I realized that there are two ways to use the no contact rule: to get your ex back or to get over him. It is a sort of an after breakup detox. A bulletproof plan to see your relationship for what it really is. I was unsure where I fit— whether I wanted him back or if I wanted to stand on my own feet and be happy again.
The first 10 days were the hardest. I was like an addict in need of a fix. I just wanted to check his Facebook and see if he had posted anything new. Was there somebody else in his life? Where was he going and what it was he up to? But I managed. Without even thinking about it, I would sometimes take my phone and started typing his name. Then I would just put down my phone the second I realized what I was doing.
Luckily, it got better with time. I realized that it’s probably easier to get over a person than to get over the habit of thinking about him. So, I had to step up my game. I started doing things for myself, and once I started, I couldn’t stop taking care of myself for a change.
I realized I had been so lazy all this time. I was never much of an athlete. I lack those skills. But I love dancing, so I found some kind of fitness program that involved dancing and exercising. I remember laughing a few weeks after when I caught up with a program because I had a hard time with it at first.
I realized the smile on my face meant that this no contact and more ‘me’ time actually works. I sweated all the pain from my body. It made me feel great. It made me do more things for myself. I started socializing more and more. I went on a few road trips. I started to plan a trip to some farther destination.
For the first time in a long time, I felt I had actually filled with energy again. I was living the life I was always supposed to live. It wasn’t all peachy. I was roughly 40 days into the program, still fighting the urge to call him or to check his profile. But I saw improvements. I was getting better.

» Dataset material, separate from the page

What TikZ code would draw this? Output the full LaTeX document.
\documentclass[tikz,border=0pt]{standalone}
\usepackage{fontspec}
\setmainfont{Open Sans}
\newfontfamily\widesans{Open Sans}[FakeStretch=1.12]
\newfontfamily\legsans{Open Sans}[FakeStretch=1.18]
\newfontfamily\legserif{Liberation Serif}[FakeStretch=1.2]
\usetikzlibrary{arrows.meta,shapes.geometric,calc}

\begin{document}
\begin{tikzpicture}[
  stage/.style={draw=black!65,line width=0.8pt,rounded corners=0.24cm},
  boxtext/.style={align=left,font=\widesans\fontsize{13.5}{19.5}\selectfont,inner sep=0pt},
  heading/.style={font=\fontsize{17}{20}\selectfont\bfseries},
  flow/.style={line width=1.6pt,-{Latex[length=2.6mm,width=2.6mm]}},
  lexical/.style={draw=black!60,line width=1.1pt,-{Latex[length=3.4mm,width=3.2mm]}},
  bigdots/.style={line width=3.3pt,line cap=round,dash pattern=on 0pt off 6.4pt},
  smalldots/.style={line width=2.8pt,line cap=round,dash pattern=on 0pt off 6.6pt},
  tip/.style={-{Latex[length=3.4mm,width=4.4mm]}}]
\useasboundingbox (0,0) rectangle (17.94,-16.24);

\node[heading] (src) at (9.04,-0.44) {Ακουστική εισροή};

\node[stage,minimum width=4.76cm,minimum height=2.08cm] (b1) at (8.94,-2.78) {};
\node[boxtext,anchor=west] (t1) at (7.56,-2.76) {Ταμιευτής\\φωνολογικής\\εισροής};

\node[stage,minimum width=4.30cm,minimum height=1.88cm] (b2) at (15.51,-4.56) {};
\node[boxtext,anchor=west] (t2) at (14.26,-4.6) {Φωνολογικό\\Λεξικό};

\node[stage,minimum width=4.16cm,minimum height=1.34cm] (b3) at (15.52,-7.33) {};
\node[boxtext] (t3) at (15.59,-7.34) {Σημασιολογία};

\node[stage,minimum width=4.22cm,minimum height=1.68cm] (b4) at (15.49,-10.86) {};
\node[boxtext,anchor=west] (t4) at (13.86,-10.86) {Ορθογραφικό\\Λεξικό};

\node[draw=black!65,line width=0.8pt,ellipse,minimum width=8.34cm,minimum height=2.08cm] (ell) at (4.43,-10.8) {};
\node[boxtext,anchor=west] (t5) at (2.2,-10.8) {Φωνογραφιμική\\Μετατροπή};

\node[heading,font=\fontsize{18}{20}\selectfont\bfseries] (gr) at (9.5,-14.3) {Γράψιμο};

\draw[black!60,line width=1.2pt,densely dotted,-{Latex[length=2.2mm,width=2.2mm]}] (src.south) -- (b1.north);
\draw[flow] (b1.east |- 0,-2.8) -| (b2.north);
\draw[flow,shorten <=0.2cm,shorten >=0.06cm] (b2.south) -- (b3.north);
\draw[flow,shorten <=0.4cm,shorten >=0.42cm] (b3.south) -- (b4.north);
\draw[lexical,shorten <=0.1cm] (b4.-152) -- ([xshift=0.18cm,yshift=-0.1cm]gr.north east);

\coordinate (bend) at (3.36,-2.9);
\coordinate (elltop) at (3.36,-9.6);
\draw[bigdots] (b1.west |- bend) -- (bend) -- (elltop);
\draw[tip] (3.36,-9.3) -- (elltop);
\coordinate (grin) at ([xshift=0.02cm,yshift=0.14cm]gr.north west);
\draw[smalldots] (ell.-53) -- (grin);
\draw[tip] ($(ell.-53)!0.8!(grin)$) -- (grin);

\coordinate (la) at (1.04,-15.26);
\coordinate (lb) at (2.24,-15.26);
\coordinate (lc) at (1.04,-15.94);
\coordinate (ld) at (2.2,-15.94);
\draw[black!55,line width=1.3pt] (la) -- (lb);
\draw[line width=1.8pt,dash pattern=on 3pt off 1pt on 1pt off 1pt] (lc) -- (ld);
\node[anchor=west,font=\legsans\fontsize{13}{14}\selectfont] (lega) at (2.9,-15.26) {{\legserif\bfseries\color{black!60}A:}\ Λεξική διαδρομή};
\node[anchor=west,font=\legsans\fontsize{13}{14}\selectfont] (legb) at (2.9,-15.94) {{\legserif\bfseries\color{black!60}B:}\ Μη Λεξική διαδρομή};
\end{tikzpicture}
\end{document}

And just when everything was going great, he called. I didn’t answer. He texted something stupid. I didn’t answer. It was hard to resist at first, but I managed. A few days passed and he texted again. He was apologizing for everything he had done. I just ignored it.
For the first time in a long long time, I felt I had control over my life again. I still loved him. Or at least I think that was love. But with time, I saw only the benefits of not being with him. I realized that the relationship wasn’t right for me. He was selfish. He would just take from me without giving anything back. And lastly, he was the one who walked away.

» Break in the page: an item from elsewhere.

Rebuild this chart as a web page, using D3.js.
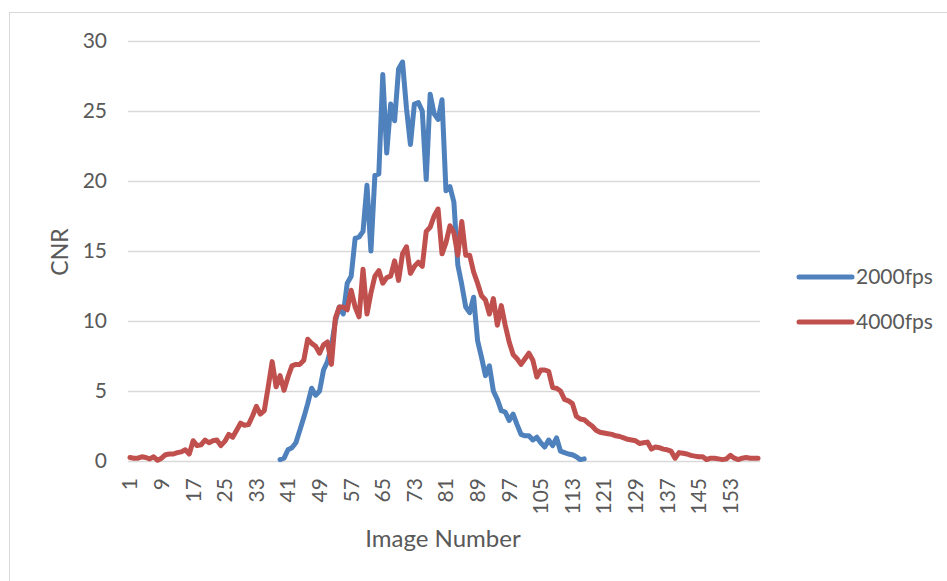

All this time we spent without any contact whatsoever made him miss me. Texts were coming. Mutual friends told me that he told them he wanted me back, that he was sorry. I kind of hoped that day would come but now when it was actually happening, I realized that sorry isn’t enough for everything he put me through. It came too late.
I couldn’t believe how this 90 days no contact thing changed me completely. It bettered me. It gave me space to think about myself for a change. I processed the breakup and I saw my relationship as something that wasn’t meant to last. I learned to appreciate myself. I learned how to take control over my life. I decided to wait for somebody better. I learned how to be happy again.
That’s why I highly recommend this no contact rule. Regardless whether you decide that you want to get back with your ex or if you want to leave things be and restart a life for yourself like I did, it’s definitely worth it. It gives you a whole new perspective on your past relationship. It gives you a whole new perspective on life. And most importantly, it gives you a chance to discover yourself.